The Zen culture in the 1400s in Japan may have been different than the Zen culture here and now, but maybe in a lot of ways it was the same. He burned his Enlightenment certificate because he saw people in the temples who seemed fake, just going through the motions, just trying to get the most promotions and the best temple positions, instead of dealing with the Great Matter of Birth and Death.

I guess it’s not really true that he didn’t settle down though. Near the end of his life, after the country was torn apart by warfare and a lot of Zen temples were destroyed, he became the abbot of a temple. But by then he was super old. I’m talking about his younger days, his days as a vagabond and an outlaw zen teacher. He was a renegade spiritual teacher.

He received teachings from great masters and was indeed declared a master himself, which he refused.

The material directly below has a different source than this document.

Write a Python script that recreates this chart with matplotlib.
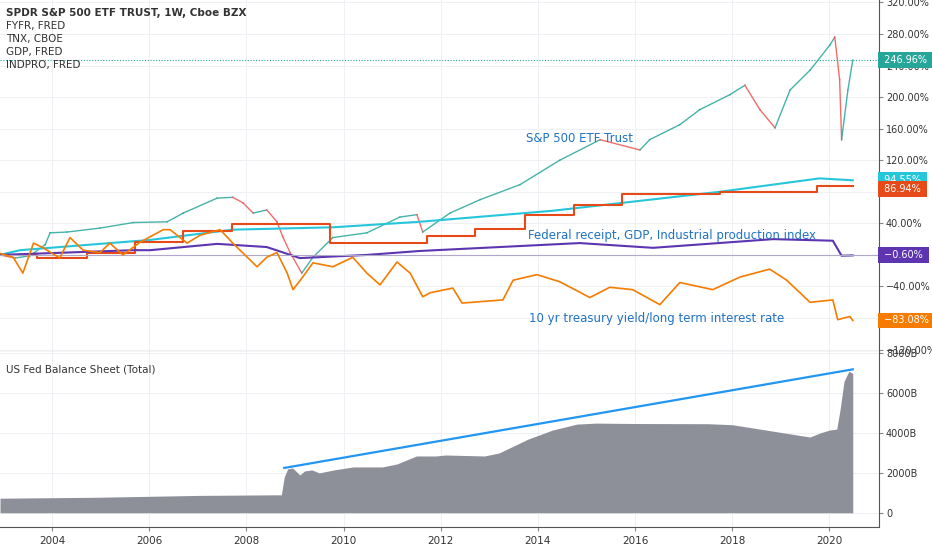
import numpy as np
import matplotlib.pyplot as plt

# S&P 500 ETF (SPY), % change
spy_t = [2002.93, 2003.24, 2003.55, 2003.86, 2003.96, 2004.31, 2004.99, 2005.67, 2006.37, 2006.70,
         2007.40, 2007.72, 2007.93, 2008.14, 2008.42, 2008.63, 2008.75, 2008.90, 2009.14, 2009.37,
         2009.78, 2010.48, 2011.16, 2011.51, 2011.63, 2012.19, 2012.81, 2013.63, 2014.45, 2015.28,
         2016.10, 2016.30, 2016.92, 2017.33, 2017.95, 2018.26, 2018.57, 2018.88, 2019.19, 2019.60,
         2020.01, 2020.11, 2020.21, 2020.25, 2020.38, 2020.48]
spy_v = [0, -4, -1, 13, 28, 29, 34, 41, 42, 53,
         72, 73, 66, 53, 57, 42, 23, 3, -23, -3,
         22, 28, 48, 51, 29, 53, 70, 89, 120, 146,
         133, 146, 165, 184, 203, 215, 184, 161, 209, 234,
         266, 276, 222, 146, 209, 246.96]

# GDP (cyan)
gdp_t = [2002.93, 2003.34, 2006.02, 2007.72, 2009.78, 2011.57, 2014.31, 2017.74, 2019.80, 2020.07, 2020.48]
gdp_v = [0, 6, 19, 32, 35, 42, 56, 80, 97, 96, 94.55]

# Federal receipts (step)
fyfr_t = [2002.93, 2003.69, 2004.72, 2005.71, 2006.70, 2007.70, 2009.72, 2011.72, 2012.70, 2013.73,
          2014.74, 2015.73, 2017.74, 2019.74, 2020.48]
fyfr_v = [0, -4, 2, 16, 30, 39, 15, 24, 33, 51, 63, 77, 80, 86.94, 86.94]

# Industrial production
indpro_t = [2002.93, 2005.67, 2006.02, 2007.40, 2008.42, 2009.10, 2010.48, 2011.57, 2014.86, 2016.37,
            2018.84, 2020.07, 2020.25, 2020.48]
indpro_v = [0, 6, 6, 14, 10, -4, 0, 5, 15, 9, 20, 18, -1, -0.6]

# 10 yr treasury yield
tnx_t = [2002.93, 2003.20, 2003.40, 2003.62, 2003.82, 2004.16, 2004.37, 2004.64, 2004.99, 2005.19,
         2005.46, 2005.81, 2006.29, 2006.43, 2006.78, 2007.05, 2007.46, 2007.72, 2008.07, 2008.22,
         2008.42, 2008.63, 2008.84, 2008.96, 2009.16, 2009.37, 2009.78, 2010.19, 2010.48, 2010.75,
         2011.10, 2011.37, 2011.63, 2011.78, 2012.25, 2012.44, 2013.28, 2013.49, 2013.98, 2014.45,
         2015.07, 2015.48, 2015.95, 2016.51, 2016.92, 2017.60, 2018.16, 2018.77, 2019.12, 2019.60,
         2020.07, 2020.17, 2020.42, 2020.48]
tnx_v = [2, -3, -23, 15, 9, -4, 22, 6, 3, 15,
         0, 16, 32, 32, 15, 25, 32, 15, -6, -15,
         -3, 3, -23, -44, -28, -10, -15, -3, -23, -38,
         -9, -23, -53, -48, -42, -61, -57, -32, -25, -34,
         -54, -41, -44, -63, -35, -44, -28, -18, -32, -60,
         -57, -82, -78, -83.08]

# US Fed balance sheet (billions)
fed_t = [2002.93, 2005.0, 2007.0, 2008.6, 2008.72, 2008.78, 2008.85, 2008.95, 2009.1, 2009.2,
         2009.35, 2009.5, 2009.8, 2010.2, 2010.8, 2011.1, 2011.5, 2011.9, 2012.1, 2012.9,
         2013.2, 2013.8, 2014.3, 2014.8, 2015.2, 2016.0, 2017.5, 2018.0, 2018.7, 2019.6,
         2019.8, 2020.0, 2020.15, 2020.22, 2020.3, 2020.4, 2020.48]
fed_v = [730, 780, 870, 900, 900, 1800, 2200, 2250, 1900, 2100,
         2150, 2000, 2150, 2300, 2300, 2450, 2850, 2850, 2900, 2850,
         3000, 3700, 4150, 4450, 4500, 4480, 4470, 4420, 4150, 3800,
         4000, 4150, 4200, 5200, 6600, 7100, 7000]
trend_t = [2008.78, 2020.48]
trend_v = [2250, 7200]

years = [2004, 2006, 2008, 2010, 2012, 2014, 2016, 2018, 2020]
pct_ticks = [320, 280, 240, 200, 160, 120, 80, 40, 0, -40, -80, -120]
fed_ticks = [0, 2000, 4000, 6000, 8000]

W, H = 932, 550
XMIN, XMAX = 2002.93, 2021.02
GRID = '#eef0f3'
TXT = '#333333'
BLUE = '#1f72c4'

fig = plt.figure(figsize=(W / 100, H / 100), dpi=100)
right = 879 / W
ax = fig.add_axes([0, 1 - 352 / H, right, 352 / H])
ax2 = fig.add_axes([0, 1 - 527 / H, right, 175 / H])

for a in (ax, ax2):
    a.set_xlim(XMIN, XMAX)
    a.set_xticks(years)
    a.grid(True, color=GRID, lw=0.8)
    a.set_axisbelow(True)
    a.yaxis.tick_right()
    a.tick_params(axis='y', length=3, pad=2, labelsize=7, labelcolor=TXT, color='#888')
    for s in ('left', 'top'):
        a.spines[s].set_visible(False)
    a.spines['right'].set_color('#555')
    a.spines['bottom'].set_color('#555')

ax.set_ylim(-123, 323)
ax.set_yticks(pct_ticks)
ax.set_yticklabels([f'{v:.2f}%'.replace('-', '\u2212') for v in pct_ticks])
ax.tick_params(axis='x', length=0, labelbottom=False)

# SPY as up/down segments
for i in range(1, len(spy_t)):
    c = '#26a69a' if spy_v[i] >= spy_v[i - 1] else '#ef5350'
    ax.plot(spy_t[i - 1:i + 1], spy_v[i - 1:i + 1], color=c, lw=1.0, alpha=0.85)
ax.axhline(spy_v[-1], color='#26a69a', lw=0.8, ls=(0, (1, 1.5)))

ax.plot(gdp_t, gdp_v, color='#26c6da', lw=1.5)
ax.step(fyfr_t, fyfr_v, where='post', color='#e64a19', lw=1.5)
ax.plot(indpro_t, indpro_v, color='#5e35b1', lw=1.5)
ax.axhline(indpro_v[-1], color='#b0a8c8', lw=0.8)
ax.plot(tnx_t, tnx_v, color='#f57c00', lw=1.2)

# right-axis value labels
for val, col in [(spy_v[-1], '#26a69a'), (gdp_v[-1], '#26c6da'), (fyfr_v[-1], '#e64a19'),
                 (indpro_v[-1], '#5e35b1'), (tnx_v[-1], '#f57c00')]:
    y = val - 3 if col == '#e64a19' else val
    ax.text(1.002, y, f' {val:.2f}% '.replace('-', '\u2212'), transform=ax.get_yaxis_transform(),
            ha='left', va='center', fontsize=7, color='white', clip_on=False, zorder=5,
            bbox=dict(boxstyle='square,pad=0.3', fc=col, ec='none'))

legend = ['SPDR S&P 500 ETF TRUST, 1W, Cboe BZX', 'FYFR, FRED', 'TNX, CBOE', 'GDP, FRED', 'INDPRO, FRED']
for i, s in enumerate(legend):
    fig.text(6 / W, 1 - (13 + 13 * i) / H, s, fontsize=7.5, color=TXT, va='center',
             fontweight='bold' if i == 0 else 'normal')

ax.text(2013.75, 147, 'S&P 500 ETF Trust', color=BLUE, fontsize=8.5, va='center')
ax.text(2013.79, 25, 'Federal receipt, GDP, Industrial production index', color=BLUE, fontsize=8.5, va='center')
ax.text(2013.81, -80, '10 yr treasury yield/long term interest rate', color=BLUE, fontsize=8.5, va='center')

# Fed balance sheet
ax2.set_ylim(-715, 8070)
ax2.set_yticks(fed_ticks)
ax2.set_yticklabels(['0', '2000B', '4000B', '6000B', '8000B'])
ax2.fill_between(fed_t, fed_v, 0, color='#8d9099', lw=0)
ax2.plot(trend_t, trend_v, color='#2196f3', lw=1.6)
ax2.tick_params(axis='x', length=3, labelsize=7.5, labelcolor=TXT, color='#888')
ax2.text(0.007, 0.93, 'US Fed Balance Sheet (Total)', transform=ax2.transAxes, fontsize=7.5,
         color=TXT, va='top')

fig.savefig('out.png', dpi=100, facecolor='white')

He refused to be a lineage holder and to carry on a lineage. He thought that settling into a lineage could lead to at best complacency and at worst corruption. He had deep deep concerns about that.

He called himself Crazy Cloud. He just traveled, had adventures, and gave teachings. He wasn’t content to sit in a Zen temple, preaching to the choir. He walked the bodhisattva path, dwelling in the world instead of apart from it. People thought he was crazy but he made no apologies for being free. He thought he was practicing the old zen, the real zen, before the influence of things like hierarchy, nepotism, and competition entered the stream.

And he went out into the world. He went to teach in places where other teachers would fear to tread. He spread the dharma in brothers, bars, homeless camps, and in the street; these were his temples. Because everywhere is sacred. Prostitutes, criminals, artists, and poets; these were his students. While other teachers were spreading the dharma among nobility and samurai, he was spreading the dharma to those who had no chance to hear it. He judged no one. People in the establishment vilified him, saying his conduct wasn’t fit for a practitioner of zen, but it seems that he didn’t worry much about their opinions.

He’s viewed in Japan today as a heretic and saint in equal measure.

I’m writing about him because I think we can be like him. To him Zen was wild and free. It can be to us too.